Learn English – Breathed deep vs. breathing deeply

grammargrammaticality-in-contextmeaning-in-contextsubordinate-clauses

He looked at the stone figures all around them, breathed deep in the chill of silence of the crypt. (A Game of Thrones)

I think he should have put breathing deeply instead of breathed deep, for two reasons:

  • first, there is no adjective for the word breathe

  • second, breathe should be followed by adverb deeply not an adjective deep.

I want to know how this sentence works. How do you explain this condition?

Best Answer

Grammatically, you're correct, but the author here is using breathed deep in a poetic way. Some surrounding text is as follows:

For a moment Eddard Stark was filled with a terrible sense of foreboding. This was his place, here in the north. He looked at the stone figures all around them, breathed deep in the chill silence of the crypt. He could feel the eyes of the dead. They were all listening, he knew. And winter was coming.

This paragraph is describing the crypt, and the phrase "breathed deep" is describing the stone figures, not Eddard Stark's actions. This particular usage is very unusual even for a native speaker, and is done this way intentionally so, to add to the mental imagery that the author is attempting to convey. It helps to understand if you swap "breathed" for "buried", though it loses some of the unusual nuance.
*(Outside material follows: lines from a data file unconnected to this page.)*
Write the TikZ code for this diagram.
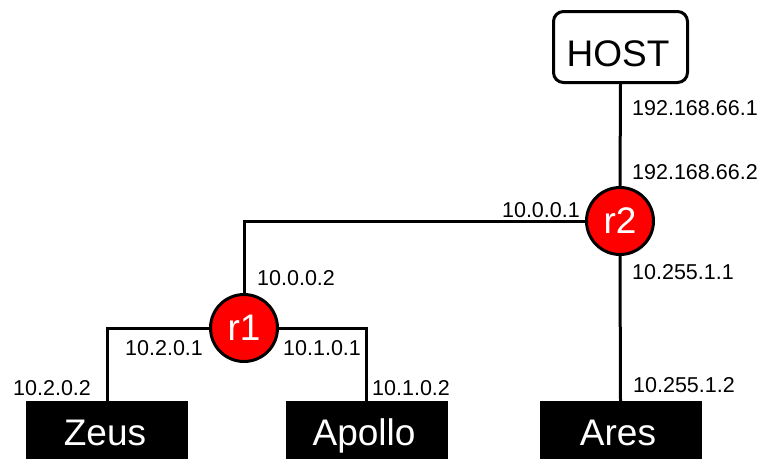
\documentclass[tikz,border=0pt]{standalone}
\usepackage{fontspec}
\setmainfont{Liberation Sans}
\begin{document}
\begin{tikzpicture}[x=1pt,y=-1pt,
  conn/.style={line width=3pt,line join=miter,draw=black},
  ip/.style={inner sep=0pt,font=\fontsize{21.5}{24}\selectfont},
  router/.style={circle,fill=red,draw=black,line width=3pt,minimum size=67pt,inner sep=0pt},
  hostbox/.style={rectangle,rounded corners=10pt,draw=black,fill=white,line width=3pt,minimum width=134pt,minimum height=71pt,inner sep=0pt},
  pcbox/.style={rectangle,fill=black,minimum width=162pt,minimum height=58pt,inner sep=0pt},
  big/.style={inner sep=0pt,font=\fontsize{37}{40}\selectfont},
  bigw/.style={big,text=white}
]
\useasboundingbox (0,0) rectangle (761,459);
\node[hostbox] (host) at (620.5,47) {};
\node[big,anchor=base] (hosttxt) at (618,66) {HOST};
\node[router] (r2) at (620,221) {};
\node[bigw] (r2txt) at (620,221) {r2};
\node[router] (r1) at (244,328) {};
\node[bigw] (r1txt) at (244,328) {r1};
\node[pcbox] (zeus) at (107,430) {};
\node[pcbox] (apollo) at (366.5,430) {};
\node[pcbox] (ares) at (620.5,430) {};
\node[bigw,anchor=base] (zeustxt) at (105,445) {Zeus};
\node[bigw,anchor=base] (apollotxt) at (364,445) {Apollo};
\node[bigw,anchor=base] (arestxt) at (618,445) {Ares};
\draw[conn] (host.south) -- (r2.north);
\draw[conn] (r2.west) -| (r1.north);
\draw[conn] (r1.west) -| (zeus.north);
\draw[conn] (r1.east) -| (apollo.north);
\draw[conn] (r2.south) -- (ares.north);
\node[ip,anchor=west] (l1) at (632,108) {192.168.66.1};
\node[ip,anchor=west] (l2) at (632,172) {192.168.66.2};
\node[ip,anchor=east] (l3) at (580,210) {10.0.0.1};
\node[ip,anchor=west] (l4) at (257,278) {10.0.0.2};
\node[ip,anchor=west] (l5) at (632,272) {10.255.1.1};
\node[ip,anchor=west] (l6) at (633,385) {10.255.1.2};
\node[ip,anchor=west] (l7) at (125,348) {10.2.0.1};
\node[ip,anchor=west] (l8) at (283,348) {10.1.0.1};
\node[ip,anchor=west] (l9) at (13,388) {10.2.0.2};
\node[ip,anchor=west] (l10) at (372,388) {10.1.0.2};
\end{tikzpicture}
\end{document}
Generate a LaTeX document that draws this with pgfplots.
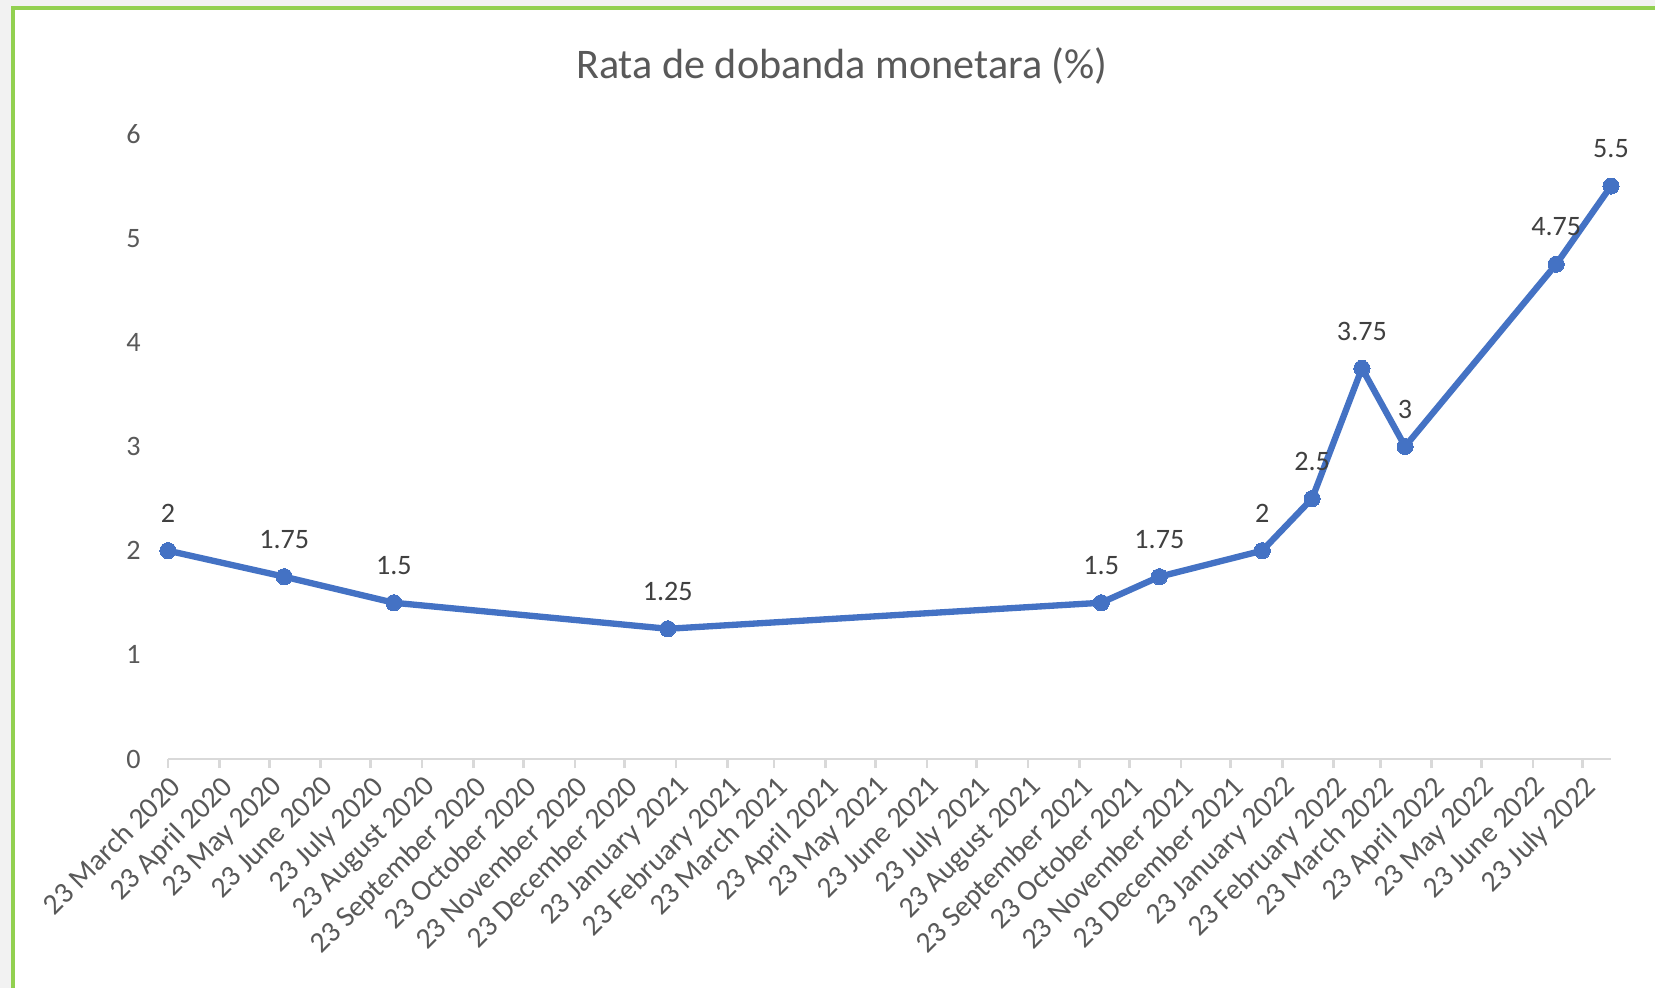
\documentclass[border=0pt]{standalone}
\usepackage{pgfplots}
\pgfplotsset{compat=1.18}
\usepackage{fontspec}
\setmainfont{Carlito}
\definecolor{ExBlue}{HTML}{4472C4}
\definecolor{ExGray}{HTML}{595959}
\definecolor{LblGray}{HTML}{404040}
\definecolor{AxGray}{HTML}{D9D9D9}
\definecolor{FrameGreen}{HTML}{92D050}
\definecolor{OutGray}{HTML}{F2F2F2}

\begin{document}
\begin{tikzpicture}
\useasboundingbox (0,0) rectangle (165.5mm,98.8mm);
\fill[OutGray] (0,0) rectangle (165.5mm,98.8mm);
\fill[white] (1.3mm,0) rectangle (165.5mm,98.0mm);
\draw[FrameGreen, line width=0.9pt] (1.3mm,0) -- (1.3mm,98.0mm) -- (165.5mm,98.0mm);
\node[font=\fontsize{12}{14}\selectfont, text=ExGray] at (84.2mm,92.2mm) {Rata de dobanda monetara (\%)};
\begin{axis}[
  at={(16.8mm,22.9mm)}, anchor=south west,
  scale only axis, width=144.3mm, height=62.5mm,
  xmin=0, xmax=869, ymin=0, ymax=6,
  axis x line*=bottom, axis y line*=left,
  x axis line style={AxGray, line width=0.75pt, -},
  y axis line style={draw=none},
  ytick style={draw=none},
  xtick style={AxGray, line width=0.75pt},
  tick align=outside, major tick length=2.6pt,
  ytick={0,1,2,3,4,5,6},
  xtick={0,31,61,92,122,153,184,214,245,275,306,337,365,396,426,457,487,518,549,579,610,640,671,702,730,761,791,822,852},
  xticklabels={23 March 2020,23 April 2020,23 May 2020,23 June 2020,23 July 2020,23 August 2020,23 September 2020,23 October 2020,23 November 2020,23 December 2020,23 January 2021,23 February 2021,23 March 2021,23 April 2021,23 May 2021,23 June 2021,23 July 2021,23 August 2021,23 September 2021,23 October 2021,23 November 2021,23 December 2021,23 January 2022,23 February 2022,23 March 2022,23 April 2022,23 May 2022,23 June 2022,23 July 2022},
  xticklabel style={rotate=45, anchor=north east, font=\fontsize{8.4}{10}\selectfont, text=ExGray, inner sep=1pt},
  yticklabel style={font=\fontsize{8}{10}\selectfont, text=ExGray, inner sep=0pt, xshift=-5pt},
  /pgf/number format/assume math mode=true,
  clip=false,
  nodes near coords,
  nodes near coords style={font=\fontsize{8}{10}\selectfont, text=LblGray, anchor=south, inner sep=0pt, yshift=8pt},
]
\addplot[ExBlue, line width=1.8pt, mark=*, mark size=2.3pt, mark options={fill=ExBlue, draw=ExBlue, line width=0pt}]
  coordinates {(0,2) (70,1.75) (136,1.5) (301,1.25) (562,1.5) (597,1.75) (659,2) (689,2.5) (719,3.75) (745,3) (836,4.75) (869,5.5)};
\end{axis}
\end{tikzpicture}
\end{document}
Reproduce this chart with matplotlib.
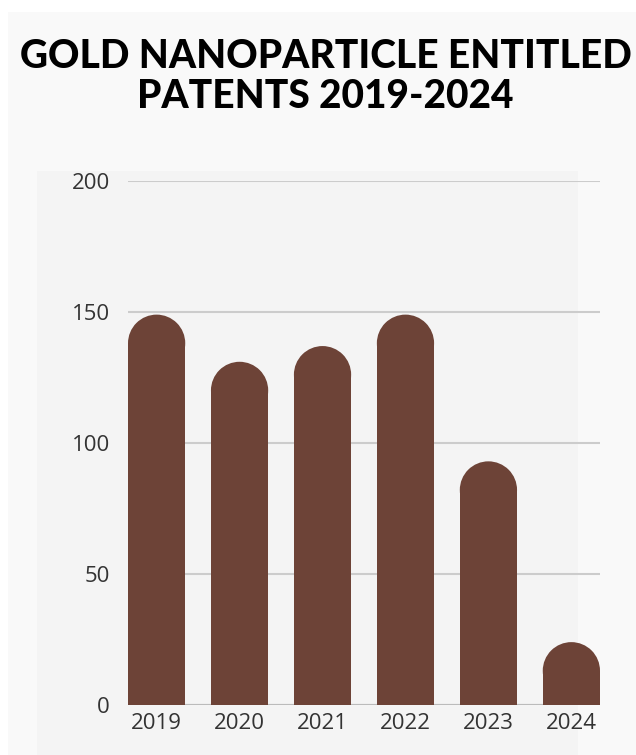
import matplotlib.pyplot as plt
from matplotlib.patches import Rectangle, Ellipse

years = ["2019", "2020", "2021", "2022", "2023", "2024"]
patents = [149, 131, 137, 149, 93, 24]
yticks = [0, 50, 100, 150, 200]

W, H = 636, 755
fig = plt.figure(figsize=(W / 100, H / 100), dpi=100)
fig.patch.set_facecolor("white")


def px_rect(x0, y0, x1, y1, color):
    # rectangle given in pixel coords from the top-left
    fig.patches.append(Rectangle((x0 / W, 1 - y1 / H), (x1 - x0) / W, (y1 - y0) / H,
                                 transform=fig.transFigure, facecolor=color,
                                 edgecolor="none", zorder=-5))


px_rect(8, 12, W, H, "#f9f9f9")     # card
px_rect(37, 171, 578, H, "#f4f4f4")  # inner panel

fig.text(0.512, 1 - 77 / H, "GOLD NANOPARTICLE ENTITLED\nPATENTS 2019-2024",
         ha="center", va="center", multialignment="center",
         fontsize=28, fontweight="black", family=["Lato", "DejaVu Sans"],
         color="black", linespacing=1.1)

ax = fig.add_axes([128 / W, 1 - 705 / H, 472 / W, 524 / H])
ax.set_facecolor("none")
width = 0.69
x = list(range(len(years)))
ax.set_xlim(-width / 2, len(years) - 1 + width / 2)
ax.set_ylim(0, 200)

bars = ax.bar(x, patents, width=width, color="#6d4337", zorder=3)

# rounded tops: radius in y data units matching half the bar width in pixels
p0 = ax.transData.transform((0, 0))
p1 = ax.transData.transform((width / 2, width / 2))
rx = width / 2
ry = rx * (p1[0] - p0[0]) / (p1[1] - p0[1])
for b in bars:
    h = b.get_height()
    b.set_height(h - ry)
    ax.add_patch(Ellipse((b.get_x() + rx, h - ry), 2 * rx, 2 * ry,
                         facecolor="#6d4337", edgecolor="none", zorder=3))

ax.set_yticks(yticks)
ax.set_xticks(x, years)
ax.grid(axis="y", color="#cccccc", linewidth=1.5, zorder=1)
for s in ax.spines.values():
    s.set_visible(False)
ax.axhline(0, color="#bbbbbb", linewidth=1.5, zorder=2)
ax.tick_params(length=0, labelsize=16, labelcolor="#333333")
ax.tick_params(axis="y", pad=13)
ax.tick_params(axis="x", pad=6)
for lab in ax.get_xticklabels() + ax.get_yticklabels():
    lab.set_family(["Open Sans", "DejaVu Sans"])

fig.savefig("out.png", dpi=100)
As for using "deep" versus "deeply", that too is a creative choice. "Deeply" is what the reader (and typical grammar) would expect if "deeply" were in reference to Eddard Stark's actions, but by breaking out of expectations with use of "breathed" to account for their presence in the crypt, and following it with "deep", it serves to adjust the purpose of deep/deeply from their depth in the crypt, to how they were breathed into it.